In attendance were Stephan Shluter, German Ambassador to Trinidad and Tobago; Joseph Beck, German Ambassador to Jamaica; Gabriella Weber, deputy German Ambassador to the Dominican Republic; Maureen Modicell, High Commissioner to South Africa and the two distinguished presenters, Alexander Carius, co-founder and managing director of adelphi, international consultant and adviser on climate change and Dennis Taenzler head, climate and energy policies at adelphi and expert in climate, energy and international environmental policy.
In her opening remarks, chairperson, Dr. Indira Rampersad, coordinator of the International Relations Programme in the Department of Behavioural Sciences, noted that in the last two decades, climate change has been recognised as a dangerous threat to human security and is caused in large part by human activity.
She also underscored the crucial role for international negotiations and diplomacy among state and non-state actors, leaders, politicians, policymakers, diplomats, NGOs, academics and civil society in general, to alleviate the problem, especially for small island developing states like Trinidad and Tobago.
Taenzler, detailed the threats associated with climate change noting its capacity to exacerbate interstate conflict and intensify insecurity and instability in the international system.
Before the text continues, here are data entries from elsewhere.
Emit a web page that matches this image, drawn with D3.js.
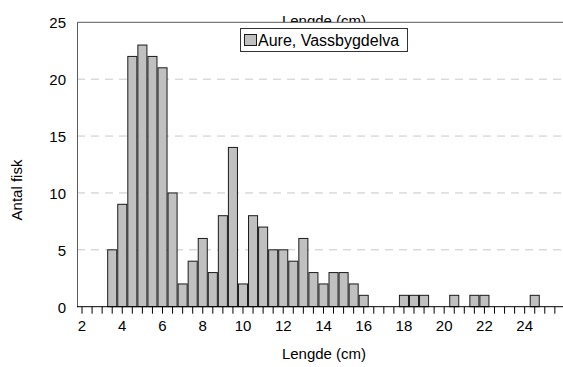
<!DOCTYPE html>
<html>
<head>
<meta charset="utf-8">
<script src="https://cdn.jsdelivr.net/npm/d3@7"></script>
<style>
  body { margin: 0; background: #fff; }
  text { font-family: "Liberation Sans", Arial, sans-serif; fill: #000; }
</style>
</head>
<body>
<div class="svg"></div>
<script>
window.onload = function() {

  var d3 = window.d3;
  var w = 563;
  var h = 367;

  // lengde-klasser (cm), halv-cm steg
  var lengths = ["2", "2.5", "3", "3.5", "4", "4.5", "5", "5.5", "6", "6.5",
                 "7", "7.5", "8", "8.5", "9", "9.5", "10", "10.5", "11", "11.5",
                 "12", "12.5", "13", "13.5", "14", "14.5", "15", "15.5", "16", "16.5",
                 "17", "17.5", "18", "18.5", "19", "19.5", "20", "20.5", "21", "21.5",
                 "22", "22.5", "23", "23.5", "24", "24.5", "25", "25.5", "26"];
  // antal fisk i hver klasse
  var counts = [0, 0, 0, 5, 9, 22, 23, 22, 21, 10,
                2, 4, 6, 3, 8, 14, 2, 8, 7, 5,
                5, 4, 6, 3, 2, 3, 3, 2, 1, 0,
                0, 0, 1, 1, 1, 0, 0, 1, 0, 1,
                1, 0, 0, 0, 0, 1, 0, 0, 0];
  var xTickLabels = ["2", "4", "6", "8", "10", "12", "14", "16", "18", "20", "22", "24"];
  var yTicks = [0, 5, 10, 15, 20, 25];
  var seriesName = "Aure, Vassbygdelva";

  var data = lengths.map(function(l, i) {
    return { key: l, value: counts[i] };
  });

  var margin = { top: 22.3, left: 77, bottom: 60.3 };
  var plotBottom = h - margin.bottom;

  var svg = d3.select(".svg").append("svg").attr("width", w).attr("height", h);

  var xScale = d3.scaleBand().domain(lengths)
                 .range([margin.left, margin.left + 49 * 10.06])
                 .paddingInner(0.1).paddingOuter(0.05);
  var yScale = d3.scaleLinear().domain([0, 25]).range([plotBottom, margin.top]);

  // top title (partly hidden behind the plot area)
  svg.append("text")
     .attr("x", 324).attr("y", 25.5)
     .attr("text-anchor", "middle")
     .style("font-size", "15px")
     .text("Lengde (cm)");

  // plot area
  svg.append("rect")
     .attr("x", margin.left).attr("y", margin.top)
     .attr("width", w - margin.left).attr("height", plotBottom - margin.top)
     .attr("fill", "#fff");

  // grid
  svg.selectAll(".grid")
     .data(yTicks.filter(function(d) { return d > 0 && d < 25; }))
     .enter().append("line")
     .attr("class", "grid")
     .attr("x1", margin.left).attr("x2", w)
     .attr("y1", function(d) { return yScale(d); })
     .attr("y2", function(d) { return yScale(d); })
     .attr("stroke", "#c8c8c8")
     .attr("stroke-dasharray", "8,6");

  svg.append("line")
     .attr("x1", margin.left).attr("x2", w)
     .attr("y1", yScale(25)).attr("y2", yScale(25))
     .attr("stroke", "#5a5a5a");

  // bars
  svg.selectAll(".bar")
     .data(data.filter(function(d) { return d.value > 0; }))
     .enter().append("rect")
     .attr("class", "bar")
     .attr("x", function(d) { return xScale(d.key); })
     .attr("width", xScale.bandwidth())
     .attr("y", function(d) { return yScale(d.value); })
     .attr("height", function(d) { return plotBottom - yScale(d.value); })
     .attr("fill", "#c0c0c0")
     .attr("stroke", "#1a1a1a")
     .attr("stroke-width", 1);

  // y axis
  var yAxis = d3.axisLeft(yScale).tickValues(yTicks).tickSize(0).tickPadding(11);
  var yG = svg.append("g")
     .attr("transform", "translate(" + margin.left + ",0)")
     .call(yAxis);
  yG.select(".domain").attr("stroke", "#5a5a5a");
  yG.selectAll("text").style("font-size", "15px").attr("dy", "0.36em");

  // x axis
  var xAxis = d3.axisBottom(xScale).tickSizeInner(7).tickSizeOuter(0).tickPadding(7)
                .tickFormat(function(d) { return xTickLabels.indexOf(d) >= 0 ? d : ""; });
  var xG = svg.append("g")
     .attr("transform", "translate(0," + plotBottom + ")")
     .call(xAxis);
  xG.select(".domain").attr("d", "M" + margin.left + ",0H" + w).attr("stroke", "#000");
  xG.selectAll("line").attr("stroke", "#000");
  xG.selectAll("text").style("font-size", "15px");

  // axis titles
  svg.append("text")
     .attr("x", 324).attr("y", 359)
     .attr("text-anchor", "middle")
     .style("font-size", "15px")
     .text("Lengde (cm)");

  svg.append("text")
     .attr("transform", "translate(22,190) rotate(-90)")
     .attr("text-anchor", "middle")
     .style("font-size", "15px")
     .text("Antal fisk");

  // legend
  var legend = svg.append("g");
  legend.append("rect")
        .attr("x", 240.5).attr("y", 28.5)
        .attr("width", 167).attr("height", 23)
        .attr("fill", "#fff").attr("stroke", "#333");
  legend.append("rect")
        .attr("x", 244.5).attr("y", 34.5)
        .attr("width", 12).attr("height", 11)
        .attr("fill", "#c0c0c0").attr("stroke", "#1a1a1a");
  legend.append("text")
        .attr("x", 258).attr("y", 45.5)
        .style("font-size", "16px")
        .text(seriesName);
}
</script>
</body>
</html>
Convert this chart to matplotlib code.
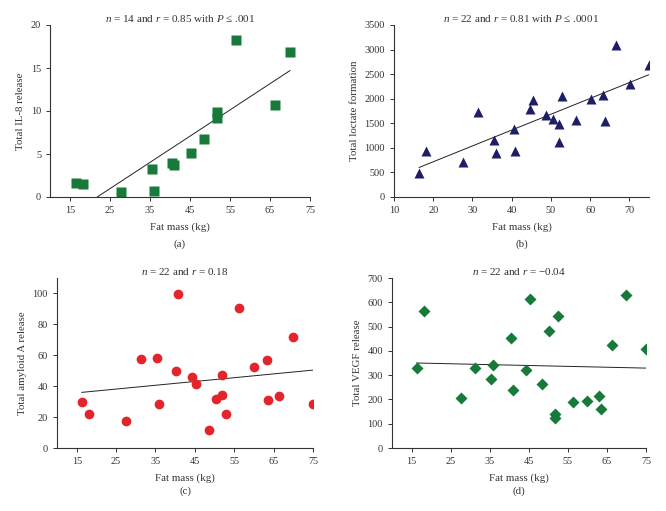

He identified water scarcity, food security, natural disasters and immigration as major challenges posed by climate change.
Moreover, he pinpointed the dangers to small island developing states such as those in the Caribbean, highlighting rising sea levels, coastal erosion, salt water intrusion, flooding and the threat to the fishing industry upon which many of these islands depend. All of these can stretch the existing social and economic capacities of these vulnerable states leading to increased poverty and hardships.
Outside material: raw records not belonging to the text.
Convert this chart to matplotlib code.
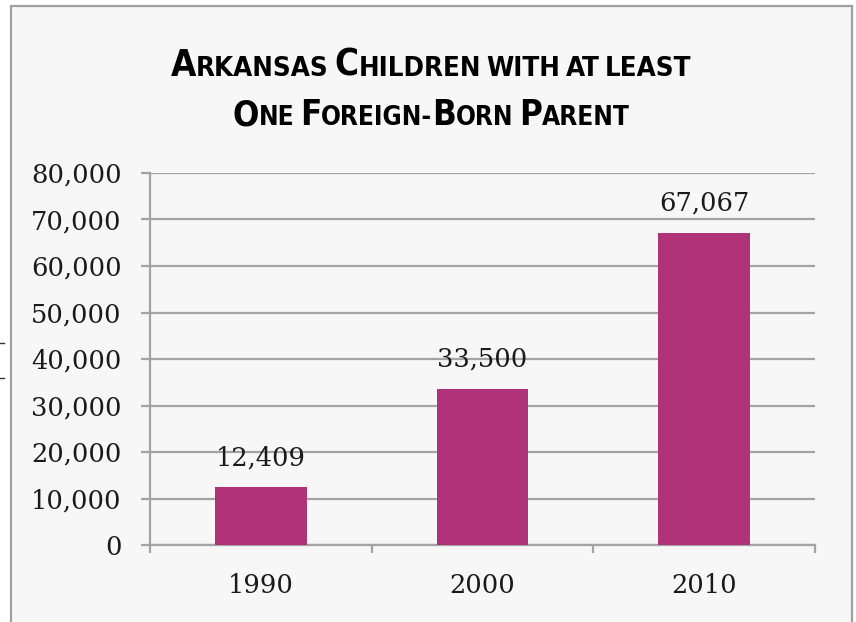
import matplotlib
matplotlib.use("Agg")
import matplotlib.pyplot as plt
from matplotlib.patches import Rectangle
from matplotlib.lines import Line2D
from matplotlib.ticker import FuncFormatter
from matplotlib import font_manager as fm

# ---- data ----
years = ["1990", "2000", "2010"]
children = [12409, 33500, 67067]
y_ticks = [0, 10000, 20000, 30000, 40000, 50000, 60000, 70000, 80000]
# title words as (segment, is_big_capital) pieces (small-caps look)
title_line1 = [[("A", True), ("RKANSAS", False)],
               [("C", True), ("HILDREN", False)],
               [("WITH", False)], [("AT", False)], [("LEAST", False)]]
title_line2 = [[("O", True), ("NE", False)],
               [("F", True), ("OREIGN-", False), ("B", True), ("ORN", False)],
               [("P", True), ("ARENT", False)]]

W, H = 856, 622
BAR_COLOR = "#b03278"
GRID = "#a3a3a3"
TXT = "#1a1a1a"
NUM_FONT = "DejaVu Serif"


def find_title_font():
    best = None
    for f in fm.fontManager.ttflist:
        narrow = ("Narrow" in f.name or "Condensed" in f.name
                  or "condensed" in str(f.stretch) or "narrow" in f.fname.lower()
                  or "condensed" in f.fname.lower())
        if not narrow:
            continue
        w = f.weight if isinstance(f.weight, int) else (700 if "bold" in str(f.weight) else 400)
        score = (w >= 600) * 10 + ("italic" not in f.style and "oblique" not in f.style) * 20
        if best is None or score > best[0]:
            best = (score, f.fname)
    return best[1] if best else None


TITLE_FNAME = find_title_font()


def title_props(size):
    if TITLE_FNAME:
        return fm.FontProperties(fname=TITLE_FNAME, size=size, weight="bold")
    return fm.FontProperties(family="DejaVu Sans", size=size, weight="bold")


fig = plt.figure(figsize=(W / 100, H / 100), dpi=100, facecolor="white")

# chart frame
fig.patches.append(Rectangle((11 / W, -0.1), (852 - 11) / W, 1 - 6 / H + 0.1,
                             transform=fig.transFigure, facecolor="#f7f7f7",
                             edgecolor="#a0a0a0", lw=1.6, zorder=-5))
# small marks at the left edge outside the frame
for yp in (343, 378):
    fig.add_artist(Line2D([0, 4 / W], [1 - yp / H, 1 - yp / H],
                          transform=fig.transFigure, color="#333333", lw=1))

ax = fig.add_axes([150 / W, 1 - 545 / H, (815 - 150) / W, (545 - 173) / H])
ax.set_facecolor("none")

x = list(range(len(years)))
bars = ax.bar(x, children, width=0.415, color=BAR_COLOR, zorder=3)

for xi, v in zip(x, children):
    ax.annotate(f"{v:,}", (xi, v), xytext=(0, 16), textcoords="offset points",
                ha="center", va="baseline", fontsize=18.5, family=NUM_FONT,
                color=TXT)

ax.set_xlim(-0.5, len(years) - 0.5)
ax.set_ylim(0, 80000)
ax.set_yticks(y_ticks)
ax.yaxis.set_major_formatter(FuncFormatter(lambda v, p: f"{v:,.0f}"))
ax.yaxis.grid(True, color=GRID, lw=1.6)
ax.set_axisbelow(True)

ax.set_xticks([i - 0.5 for i in range(len(years) + 1)])
ax.set_xticklabels([])
ax.set_xticks(x, minor=True)
ax.set_xticklabels(years, minor=True)

for s in ["top", "right"]:
    ax.spines[s].set_visible(False)
for s in ["left", "bottom"]:
    ax.spines[s].set_color(GRID)
    ax.spines[s].set_linewidth(1.6)

ax.tick_params(axis="y", length=6.5, width=1.6, color=GRID, pad=14,
               labelsize=18.5, labelcolor=TXT)
ax.tick_params(axis="x", which="major", length=5.5, width=1.6, color=GRID)
ax.tick_params(axis="x", which="minor", length=0, pad=20,
               labelsize=18.5, labelcolor=TXT)
for lab in ax.get_yticklabels() + ax.get_xticklabels(minor=True):
    lab.set_family(NUM_FONT)

# ---- title with emulated small caps ----
renderer = fig.canvas.get_renderer()
BIG_RATIO = 1.33


def draw_line(words, cx_px, base_px, target_w):
    ref = 30.0

    def build(small):
        items = []
        for w in words:
            witems = []
            for seg, big in w:
                size = small * BIG_RATIO if big else small
                t = fig.text(0, 0, seg, fontproperties=title_props(size),
                             color="black", va="baseline", ha="left")
                witems.append((t, t.get_window_extent(renderer).width))
            items.append(witems)
        return items

    items = build(ref)
    gap = 0.2 * ref * 100 / 72
    total = sum(wd for w in items for _, wd in w) + gap * (len(items) - 1)
    scale = target_w / total
    for w in items:
        for t, _ in w:
            t.remove()
    small = ref * scale
    items = build(small)
    gap = 0.2 * small * 100 / 72
    total = sum(wd for w in items for _, wd in w) + gap * (len(items) - 1)
    xp = cx_px - total / 2
    for w in items:
        for t, wd in w:
            t.set_position((xp / W, 1 - base_px / H))
            xp += wd
        xp += gap


draw_line(title_line1, 431, 76, 520)
draw_line(title_line2, 431, 125, 398)

fig.savefig("out.png", dpi=100, facecolor="white")
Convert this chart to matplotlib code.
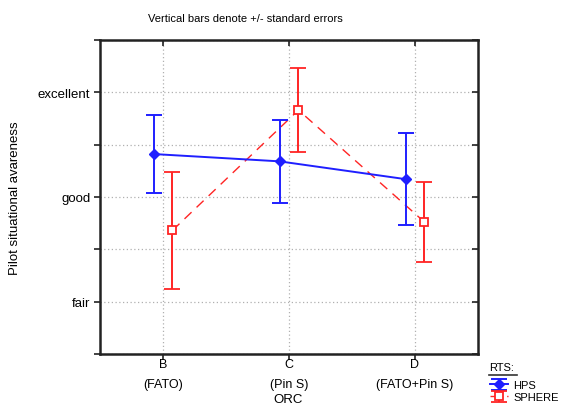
import matplotlib.pyplot as plt
from matplotlib.lines import Line2D

plt.rcParams["font.family"] = ["Liberation Sans", "DejaVu Sans"]

# group means and standard errors per ORC condition
orc_labels = ["B\n(FATO)", "C\n(Pin S)", "D\n(FATO+Pin S)"]
orc_pos = [1, 2, 3]

hps_mean = [3.41, 3.34, 3.17]
hps_se = [0.37, 0.40, 0.44]

sphere_mean = [2.68, 3.83, 2.76]
sphere_se = [0.56, 0.40, 0.38]

rating_ticks = [2, 3, 4]
rating_labels = ["fair", "good", "excellent"]

BLUE = "#1f1fff"
RED = "#ff2424"
OFFSET = 0.075
RECT = [0.177, 0.126, 0.669, 0.773]


def draw_chart():
    fig = plt.figure(figsize=(5.65, 4.06), dpi=100)
    ax = fig.add_axes(RECT)

    xh = [x - OFFSET for x in orc_pos]
    xs = [x + OFFSET for x in orc_pos]

    hps = ax.errorbar(xh, hps_mean, yerr=hps_se, color=BLUE, lw=1.4,
                      marker="D", ms=5, mfc=BLUE, mec=BLUE,
                      capsize=5.5, capthick=1.4, elinewidth=1.4, zorder=4)
    sph = ax.errorbar(xs, sphere_mean, yerr=sphere_se, color=RED, lw=1.0,
                      ls=(0, (7, 5)), marker="s", ms=6, mfc="white", mec=RED,
                      mew=1.3, capsize=5.5, capthick=1.4, elinewidth=1.4, zorder=3)
    sph[2][0].set_linestyle("solid")

    ax.set_xlim(0.5, 3.5)
    ax.set_ylim(1.5, 4.5)
    ax.set_xticks(orc_pos)
    ax.set_xticklabels(orc_labels, fontsize=9, linespacing=1.85)
    yt = [1.5, 2, 2.5, 3, 3.5, 4, 4.5]
    ax.set_yticks(yt)
    ax.set_yticklabels([rating_labels[rating_ticks.index(v)] if v in rating_ticks else ""
                        for v in yt], fontsize=9.5)

    ax.grid(True, ls=(0, (1, 2)), color="#b0b0b0", lw=0.9)
    for s in ax.spines.values():
        s.set_linewidth(1.8)
        s.set_color("#222222")
    ax.tick_params(axis="both", length=4, width=1.2, color="#222222",
                   direction="out", pad=3)
    ax.tick_params(axis="x", pad=-1)

    # overlay carrying the inward ticks on the top and right frame
    ov = fig.add_axes(RECT, frameon=False, sharex=ax, sharey=ax)
    ov.patch.set_visible(False)
    ov.tick_params(direction="in", length=4, width=1.2, color="#222222",
                   left=False, bottom=False, top=True, right=True,
                   labelleft=False, labelbottom=False)

    ax.set_ylabel("Pilot situational avareness", fontsize=9.5)
    ax.yaxis.set_label_coords(-0.21, 0.5)
    fig.text(0.51, 0.0, "ORC", ha="center", va="bottom", fontsize=9.5)
    fig.text(0.435, 0.953, "Vertical bars denote +/- standard errors",
             ha="center", va="center", fontsize=8)

    # legend with underlined heading
    fig.text(0.866, 0.094, "RTS:", fontsize=8, ha="left", va="center")
    fig.add_artist(Line2D([0.866, 0.915], [0.074, 0.074], color="#333333", lw=1.2))
    fig.legend([hps, sph], ["HPS", "SPHERE"], loc="upper left",
               bbox_to_anchor=(0.855, 0.078), frameon=False, fontsize=8,
               handlelength=1.6, handletextpad=0.5, labelspacing=0.2,
               borderpad=0.1)

    return fig


if __name__ == "__main__":
    figure = draw_chart()
    figure.savefig("out.png", dpi=100)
Carius outlined five areas of climate diplomacy. These include adaptation to climate change, transboundary environmental cooperation, early warning systems and vulnerability assessments, and sustainable energy policies and green economy. He said that while the United Nations and European Union are pursuing measures to treat with the issue, these need to be more robust.
Moreover, foreign ministers claim climate change is not part of their policy agendas. In her closing remarks, Dr. Rampersad noted that the issue has not yet surfaced in the US presidential debate. While energy security has emerged as potent team for both President Obama and opponent, Mitt Romney, it is treated in complete isolation to the climate change dilemma.